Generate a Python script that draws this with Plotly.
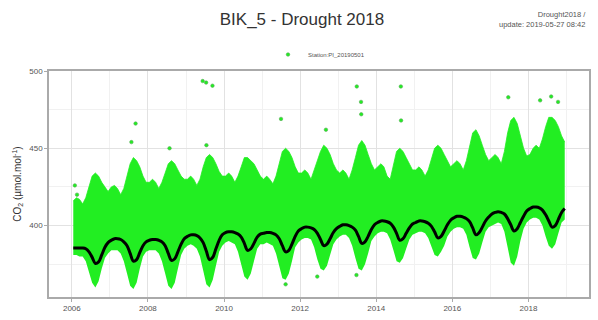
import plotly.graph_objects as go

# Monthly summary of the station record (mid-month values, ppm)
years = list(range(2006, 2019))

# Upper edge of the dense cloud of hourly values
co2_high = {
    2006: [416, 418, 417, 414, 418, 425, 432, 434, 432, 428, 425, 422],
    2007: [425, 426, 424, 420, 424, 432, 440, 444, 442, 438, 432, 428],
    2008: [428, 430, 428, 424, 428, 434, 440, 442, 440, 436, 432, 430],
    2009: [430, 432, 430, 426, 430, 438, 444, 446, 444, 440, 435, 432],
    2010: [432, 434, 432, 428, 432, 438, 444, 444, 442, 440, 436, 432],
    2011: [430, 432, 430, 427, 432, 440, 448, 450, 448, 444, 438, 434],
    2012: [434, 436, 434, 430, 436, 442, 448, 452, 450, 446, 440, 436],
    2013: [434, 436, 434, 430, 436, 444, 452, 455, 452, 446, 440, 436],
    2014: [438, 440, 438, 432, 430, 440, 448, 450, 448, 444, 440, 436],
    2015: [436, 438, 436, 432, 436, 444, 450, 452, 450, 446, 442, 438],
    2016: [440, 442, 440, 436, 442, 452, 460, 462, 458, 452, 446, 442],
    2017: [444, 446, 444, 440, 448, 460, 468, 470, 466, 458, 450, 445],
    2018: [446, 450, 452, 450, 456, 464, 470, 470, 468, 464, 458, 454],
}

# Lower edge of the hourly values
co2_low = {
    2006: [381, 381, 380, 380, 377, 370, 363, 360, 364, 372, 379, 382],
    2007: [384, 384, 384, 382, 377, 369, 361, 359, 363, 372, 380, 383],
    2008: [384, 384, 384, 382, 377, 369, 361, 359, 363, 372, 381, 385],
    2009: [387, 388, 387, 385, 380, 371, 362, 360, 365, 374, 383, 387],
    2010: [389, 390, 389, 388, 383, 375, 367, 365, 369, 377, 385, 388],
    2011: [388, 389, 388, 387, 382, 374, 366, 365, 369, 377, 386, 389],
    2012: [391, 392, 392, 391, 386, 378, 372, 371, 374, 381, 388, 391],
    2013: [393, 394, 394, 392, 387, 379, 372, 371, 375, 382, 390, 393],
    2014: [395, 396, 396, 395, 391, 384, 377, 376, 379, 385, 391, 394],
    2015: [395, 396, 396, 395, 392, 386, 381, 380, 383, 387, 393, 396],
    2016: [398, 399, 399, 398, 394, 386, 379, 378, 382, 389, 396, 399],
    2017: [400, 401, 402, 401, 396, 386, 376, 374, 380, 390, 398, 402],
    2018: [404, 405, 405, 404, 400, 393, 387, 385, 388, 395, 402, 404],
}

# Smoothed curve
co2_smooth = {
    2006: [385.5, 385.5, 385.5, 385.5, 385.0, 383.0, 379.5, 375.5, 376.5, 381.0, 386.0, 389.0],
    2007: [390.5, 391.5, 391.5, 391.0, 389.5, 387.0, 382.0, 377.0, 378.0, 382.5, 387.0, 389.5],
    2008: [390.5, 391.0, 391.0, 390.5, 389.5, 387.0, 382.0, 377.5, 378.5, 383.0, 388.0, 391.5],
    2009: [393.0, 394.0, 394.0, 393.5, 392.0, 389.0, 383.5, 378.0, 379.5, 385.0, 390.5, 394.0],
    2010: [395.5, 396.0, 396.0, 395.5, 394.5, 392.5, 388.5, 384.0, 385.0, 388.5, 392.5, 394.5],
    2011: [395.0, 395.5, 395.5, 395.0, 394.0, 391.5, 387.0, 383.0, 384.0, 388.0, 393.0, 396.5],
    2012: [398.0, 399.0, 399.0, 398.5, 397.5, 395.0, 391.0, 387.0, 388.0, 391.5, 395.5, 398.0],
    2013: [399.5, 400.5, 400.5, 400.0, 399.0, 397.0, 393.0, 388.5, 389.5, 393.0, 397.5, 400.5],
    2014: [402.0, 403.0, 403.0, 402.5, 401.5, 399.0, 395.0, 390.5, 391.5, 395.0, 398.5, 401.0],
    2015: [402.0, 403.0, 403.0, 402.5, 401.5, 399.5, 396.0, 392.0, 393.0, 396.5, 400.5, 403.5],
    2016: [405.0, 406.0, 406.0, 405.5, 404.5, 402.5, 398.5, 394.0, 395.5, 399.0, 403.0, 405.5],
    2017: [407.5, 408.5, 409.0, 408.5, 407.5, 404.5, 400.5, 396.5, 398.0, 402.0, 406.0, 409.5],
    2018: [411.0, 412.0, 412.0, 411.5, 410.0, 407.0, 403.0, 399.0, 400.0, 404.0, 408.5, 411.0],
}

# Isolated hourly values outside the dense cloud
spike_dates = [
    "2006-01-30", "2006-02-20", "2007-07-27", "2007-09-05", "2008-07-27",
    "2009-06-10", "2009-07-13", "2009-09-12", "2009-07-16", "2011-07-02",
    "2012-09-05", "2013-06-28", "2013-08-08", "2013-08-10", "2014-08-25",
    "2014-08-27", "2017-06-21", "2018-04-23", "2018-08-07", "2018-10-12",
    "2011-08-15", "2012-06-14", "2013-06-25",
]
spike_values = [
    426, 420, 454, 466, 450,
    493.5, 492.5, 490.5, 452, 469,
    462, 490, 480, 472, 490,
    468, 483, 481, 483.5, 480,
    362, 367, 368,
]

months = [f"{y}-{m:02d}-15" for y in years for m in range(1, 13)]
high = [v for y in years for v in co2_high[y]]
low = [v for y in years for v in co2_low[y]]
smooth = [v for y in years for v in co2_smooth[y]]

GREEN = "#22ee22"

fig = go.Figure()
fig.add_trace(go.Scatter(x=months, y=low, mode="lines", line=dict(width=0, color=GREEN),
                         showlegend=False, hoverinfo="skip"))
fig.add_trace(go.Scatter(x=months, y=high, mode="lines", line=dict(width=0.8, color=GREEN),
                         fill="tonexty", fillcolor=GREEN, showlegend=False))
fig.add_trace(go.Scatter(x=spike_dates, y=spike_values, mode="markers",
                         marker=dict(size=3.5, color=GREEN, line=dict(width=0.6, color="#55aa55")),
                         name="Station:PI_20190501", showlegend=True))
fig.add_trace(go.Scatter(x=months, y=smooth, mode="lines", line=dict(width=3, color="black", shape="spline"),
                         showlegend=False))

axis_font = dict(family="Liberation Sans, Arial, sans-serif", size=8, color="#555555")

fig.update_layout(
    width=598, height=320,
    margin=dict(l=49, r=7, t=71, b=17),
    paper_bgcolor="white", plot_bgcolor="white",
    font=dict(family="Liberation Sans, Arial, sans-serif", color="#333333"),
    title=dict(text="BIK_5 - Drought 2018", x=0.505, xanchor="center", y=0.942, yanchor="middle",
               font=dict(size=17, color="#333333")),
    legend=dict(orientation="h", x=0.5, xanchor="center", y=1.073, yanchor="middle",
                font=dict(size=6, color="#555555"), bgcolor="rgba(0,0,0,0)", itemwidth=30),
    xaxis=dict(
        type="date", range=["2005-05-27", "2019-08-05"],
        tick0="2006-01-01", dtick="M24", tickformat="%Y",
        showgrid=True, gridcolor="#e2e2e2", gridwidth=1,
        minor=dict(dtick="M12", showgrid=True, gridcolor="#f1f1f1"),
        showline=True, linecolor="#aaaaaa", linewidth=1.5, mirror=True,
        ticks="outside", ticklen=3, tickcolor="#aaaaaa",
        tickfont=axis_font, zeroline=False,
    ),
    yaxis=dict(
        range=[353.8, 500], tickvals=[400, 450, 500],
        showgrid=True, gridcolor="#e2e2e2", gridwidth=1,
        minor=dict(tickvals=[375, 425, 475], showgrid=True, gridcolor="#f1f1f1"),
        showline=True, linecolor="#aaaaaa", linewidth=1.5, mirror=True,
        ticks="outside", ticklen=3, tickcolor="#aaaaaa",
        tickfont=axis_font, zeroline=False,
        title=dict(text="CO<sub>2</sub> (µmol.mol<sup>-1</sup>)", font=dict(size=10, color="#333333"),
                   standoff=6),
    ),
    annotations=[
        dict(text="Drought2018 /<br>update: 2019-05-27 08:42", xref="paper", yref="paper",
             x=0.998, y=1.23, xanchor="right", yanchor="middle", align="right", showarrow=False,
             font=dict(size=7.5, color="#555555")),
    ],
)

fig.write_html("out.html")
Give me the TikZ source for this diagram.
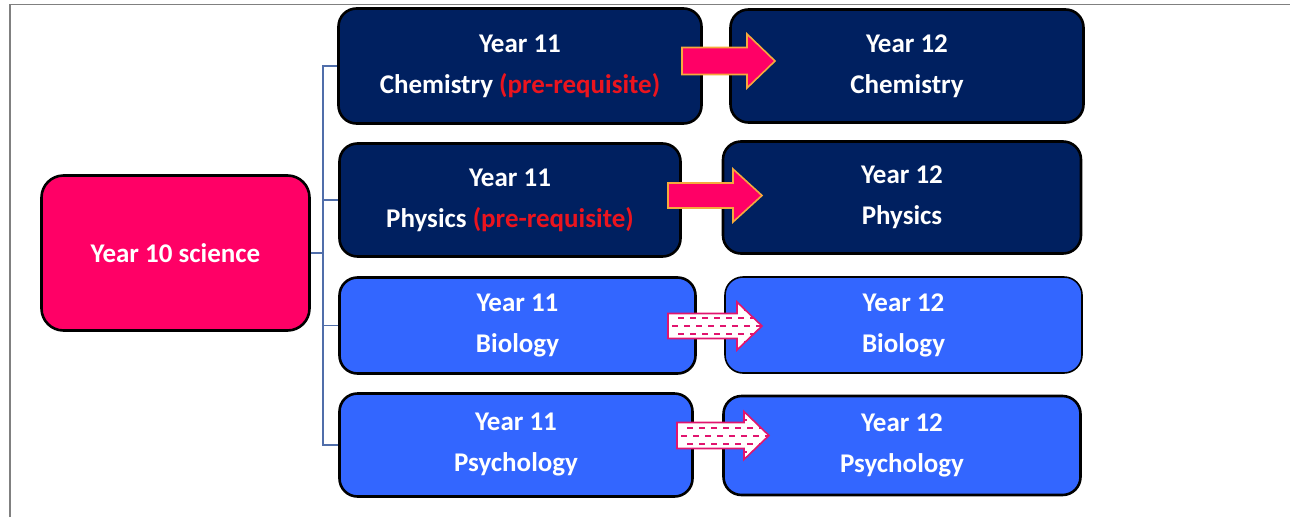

§ Problem statement
Scan the material and collect every line that contains "this".

§ Result of the exercise
Generate a Python script that draws this with Plotly.
Give me the TikZ source for this diagram.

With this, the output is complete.